Contractions review at the New Diorama, London – ‘nerve-wrenching’
Contractions is like a site-specific episode of Black Mirror. Emma (Abigail Poulton), a chirpy, cheery salesman at an unnamed international company, is swept up in an office romance with co-worker Darren, a liaison she's contractually obliged to inform her manager (Fifi Garfield) about – and that's not all she's got to do, if she wants to keep her job.
Mike Bartlett's blackly satirical 2008 play, adapted here for deaf and hearing audiences and performed on a cavernous disused trading floor in Euston, spirals slowly out of control like some absurdist, Orwellian nightmare.
As Emma and Darren's relationship intensifies, so too does her manager's behaviour. Emma and Darren have sex. Her manager wants to know how often. Emma gets pregnant. Her manager relocates Darren to Kiev. Emma's child dies. Her manager wants proof.

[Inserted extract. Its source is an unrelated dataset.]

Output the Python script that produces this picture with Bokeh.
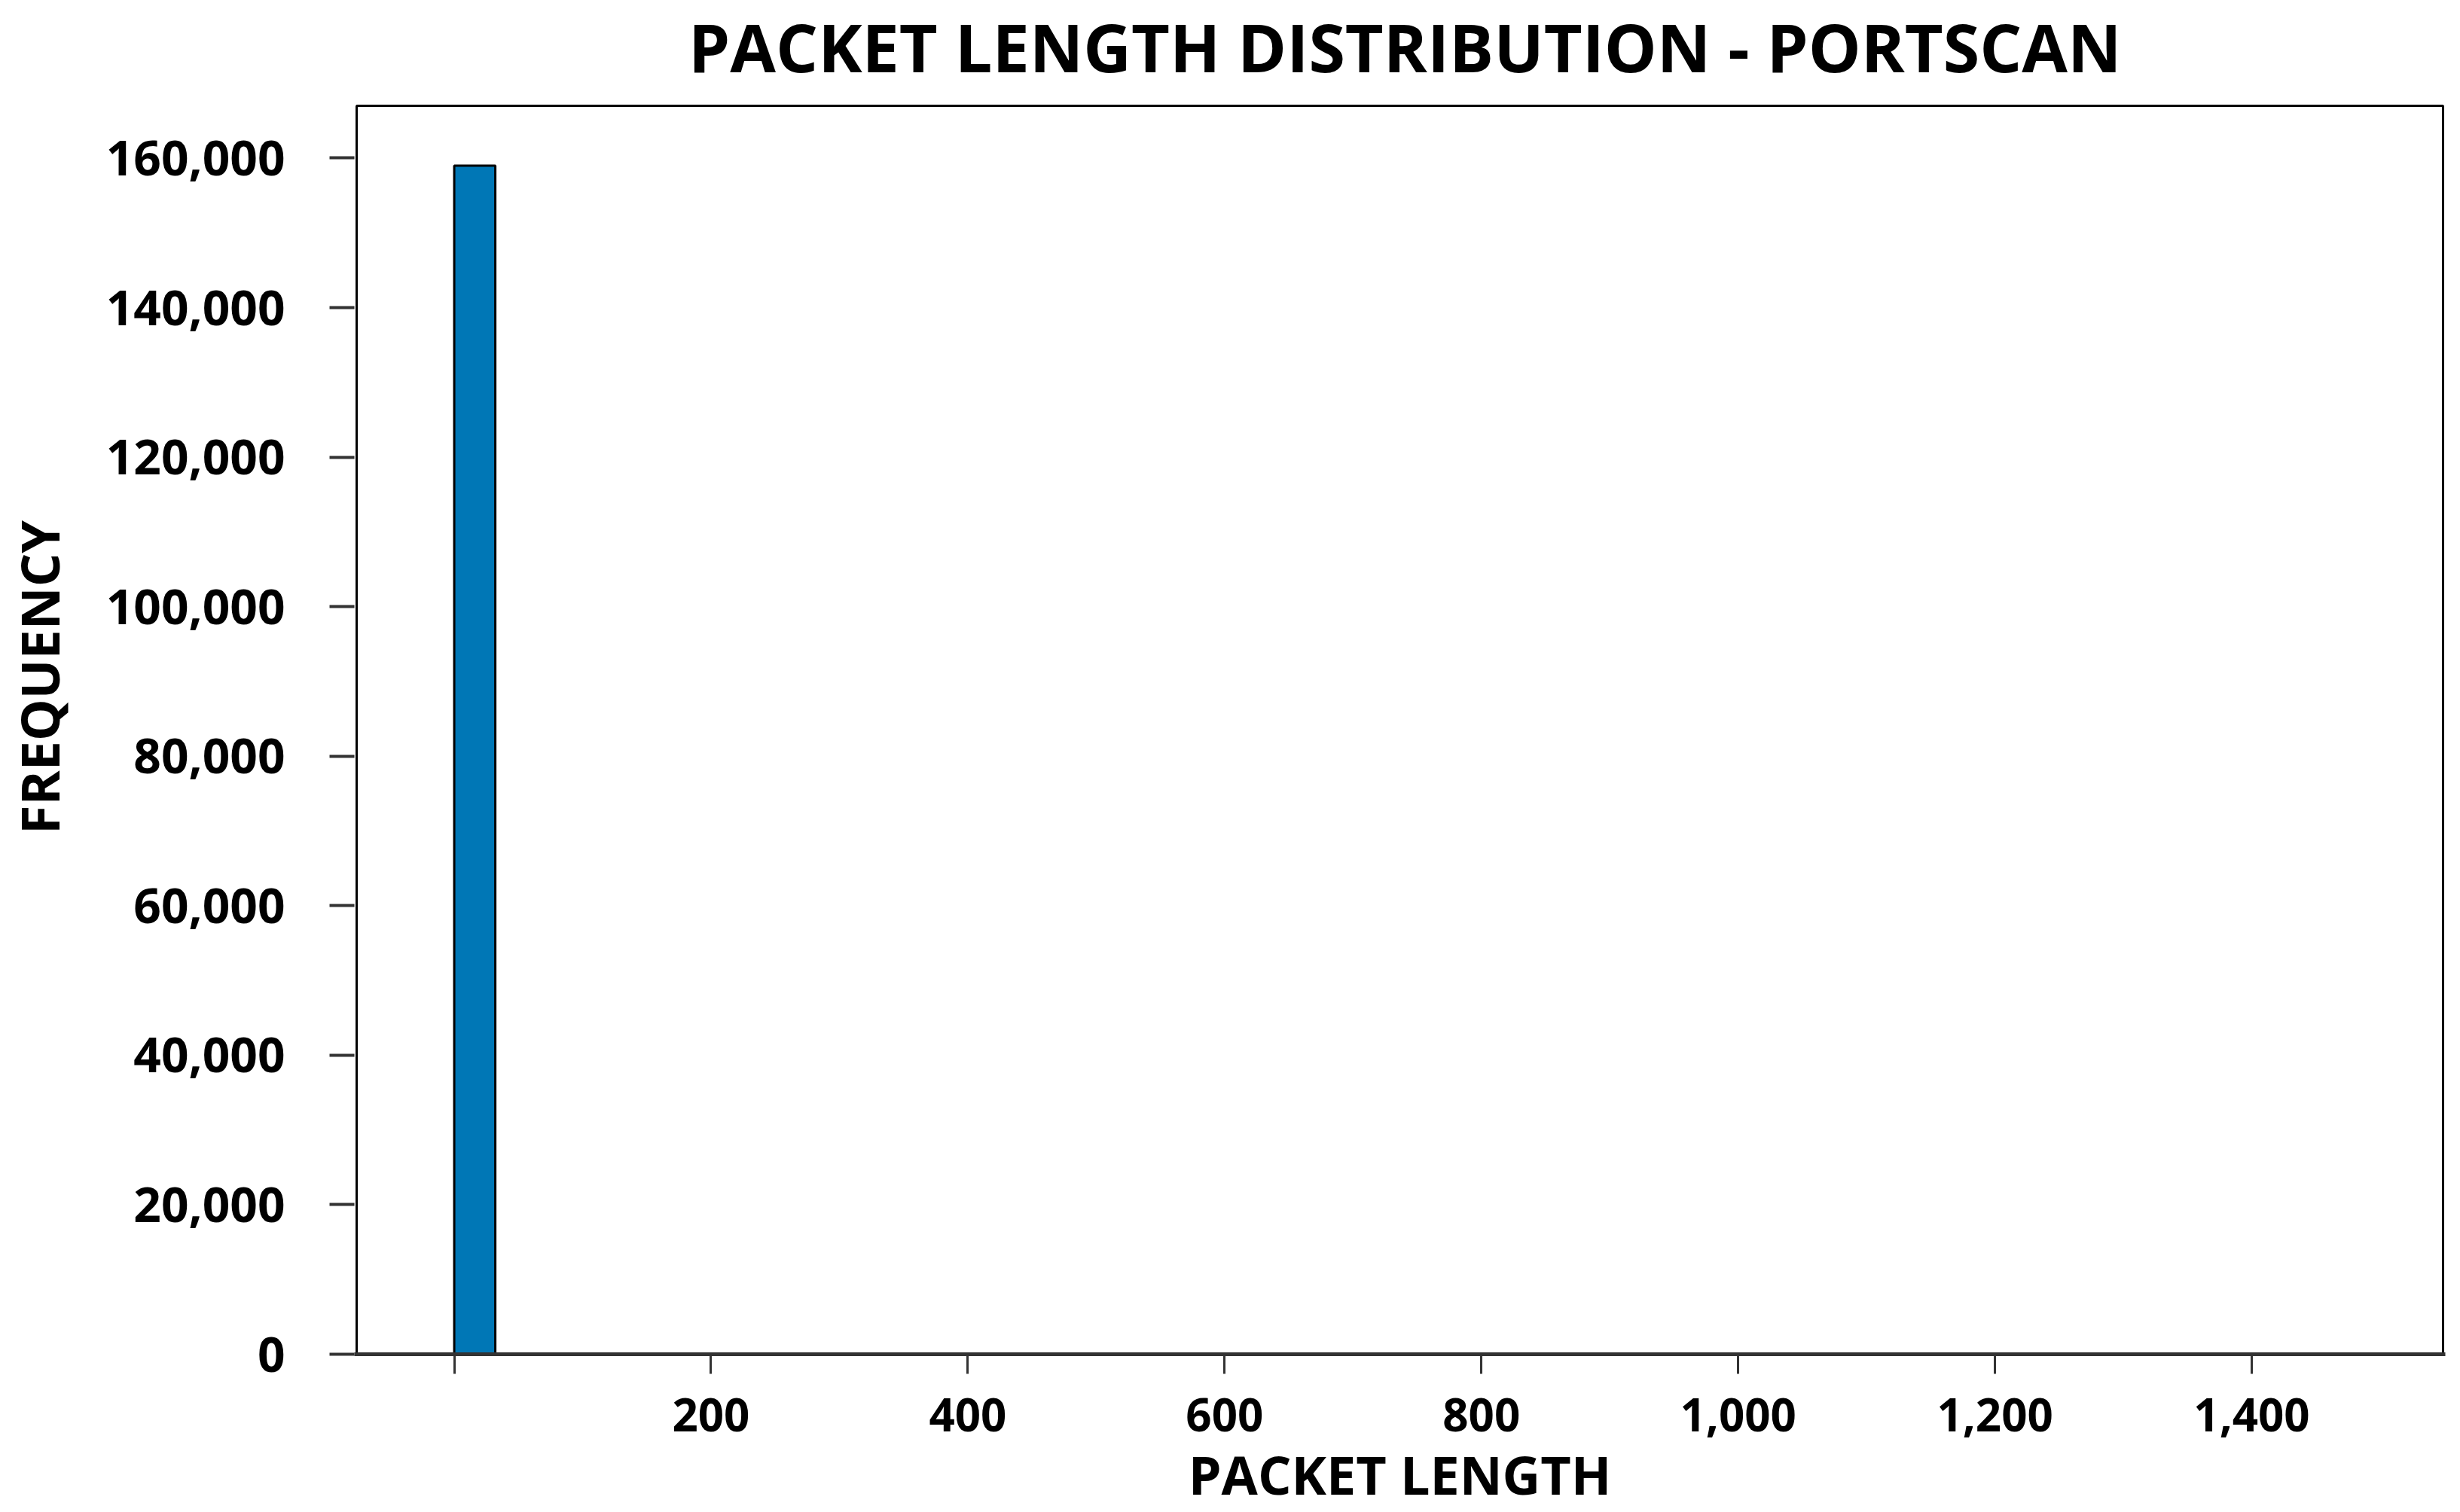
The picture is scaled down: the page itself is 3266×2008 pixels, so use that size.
from bokeh.plotting import figure
from bokeh.models import Range1d, FixedTicker, NumeralTickFormatter, ColumnDataSource
from bokeh.core.properties import value
from bokeh.embed import file_html
from bokeh.resources import INLINE

# ---- data ----
bin_left = [0]
bin_right = [32]
frequency = [159000]
x_ticks = [0, 200, 400, 600, 800, 1000, 1200, 1400]
x_tick_labels = ["", "200", "400", "600", "800", "1,000", "1,200", "1,400"]
y_ticks = [0, 20000, 40000, 60000, 80000, 100000, 120000, 140000, 160000]
title_text = "PACKET LENGTH DISTRIBUTION - PORTSCAN"
x_label_text = "PACKET LENGTH"
y_label_text = "FREQUENCY"

# ---- layout (axis extents and pixel geometry) ----
X_LO, X_HI = -76, 1549          # plot box x extent
PLOT_TOP = 167000               # plot box y extent
W, H = 3266, 2008
BOX_L, BOX_R = 473, 3243        # plot box in pixels
FRAME_BOTTOM = 1798
BOX_TOP = 140
TITLE_POS = 61                  # pixel row of the title anchor
PAD_PX = 3

FONT = "Open Sans"

ux = (X_HI - X_LO) / (BOX_R - BOX_L)
y_end = PLOT_TOP * FRAME_BOTTOM / (FRAME_BOTTOM - BOX_TOP)

p = figure(width=W, height=H, output_backend="svg", toolbar_location=None,
           x_range=Range1d(X_LO - PAD_PX * ux, X_HI + PAD_PX * ux), y_range=Range1d(0, y_end),
           min_border_left=BOX_L - PAD_PX, min_border_right=W - BOX_R - PAD_PX,
           min_border_top=0, min_border_bottom=H - FRAME_BOTTOM)

# plot box
p.quad(left=[X_LO], right=[X_HI], bottom=[0], top=[PLOT_TOP],
       fill_color=None, line_color="black", line_width=3)

# histogram bars
src = ColumnDataSource(dict(left=bin_left, right=bin_right, top=frequency, bottom=[0] * len(frequency)))
p.quad(left="left", right="right", top="top", bottom="bottom", source=src,
       fill_color="#0077B6", line_color="black", line_width=3)

# title
title_y = y_end * (FRAME_BOTTOM - TITLE_POS) / FRAME_BOTTOM
p.text(x=[(X_LO + X_HI) / 2 + 4], y=[title_y], text=[title_text],
       text_font=value(FONT), text_font_style="bold", text_font_size="88px",
       text_align="center", text_baseline="alphabetic", text_color="black")

p.xgrid.visible = False
p.ygrid.visible = False
p.background_fill_color = "white"
p.border_fill_color = "white"
p.outline_line_color = None

# x axis
xa = p.xaxis[0]
xa.ticker = FixedTicker(ticks=x_ticks)
xa.major_label_overrides = {t: l for t, l in zip(x_ticks, x_tick_labels)}
xa.minor_tick_line_color = None
xa.major_tick_in = 0
xa.major_tick_out = 26
xa.major_tick_line_width = 3
xa.major_tick_line_color = "#333333"
xa.axis_line_color = "#333333"
xa.axis_line_width = 5
xa.major_label_text_font = FONT
xa.major_label_text_font_style = "bold"
xa.major_label_text_font_size = "60px"
xa.major_label_text_color = "black"
xa.major_label_standoff = 32
xa.axis_label = x_label_text
xa.axis_label_text_font = FONT
xa.axis_label_text_font_style = "bold"
xa.axis_label_text_font_size = "70px"
xa.axis_label_text_color = "black"
xa.axis_label_standoff = 6

# y axis
ya = p.yaxis[0]
ya.ticker = FixedTicker(ticks=y_ticks)
ya.formatter = NumeralTickFormatter(format="0,0")
ya.minor_tick_line_color = None
ya.major_tick_in = 0
ya.major_tick_out = 33
ya.major_tick_line_width = 4
ya.major_tick_line_color = "#333333"
ya.axis_line_color = None
ya.major_label_text_font = FONT
ya.major_label_text_font_style = "bold"
ya.major_label_text_font_size = "64px"
ya.major_label_text_color = "black"
ya.major_label_standoff = 59
ya.axis_label = y_label_text
ya.axis_label_text_font = FONT
ya.axis_label_text_font_style = "bold"
ya.axis_label_text_font_size = "70px"
ya.axis_label_text_color = "black"
ya.axis_label_standoff = 38

open("out.html", "w").write(file_html(p, INLINE))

The beauty of Bartlett's play is its simplicity. It's just a series of hypnotically rhythmic, increasingly horrific conversations between Emma and her manager, but Bartlett manages to spin this into a deeply affecting psychological thriller, a pitch-black comedy, and a bleak comment – even more relevant today than it was nine years ago – on an employment culture whose compassion extends as far its profit margin.
Paula Garfield's 75-minute staging – a co-production between Deafinitely Theatre and the New Diorama – is entirely accessible too, with Poulton's increasingly disturbed Emma, and Garfield's superbly clinical, entirely silent manager both signing throughout. That none of its neat plotting or nerve-wrenching power is lost in translation is testament to just how adept Garfield and her company have become.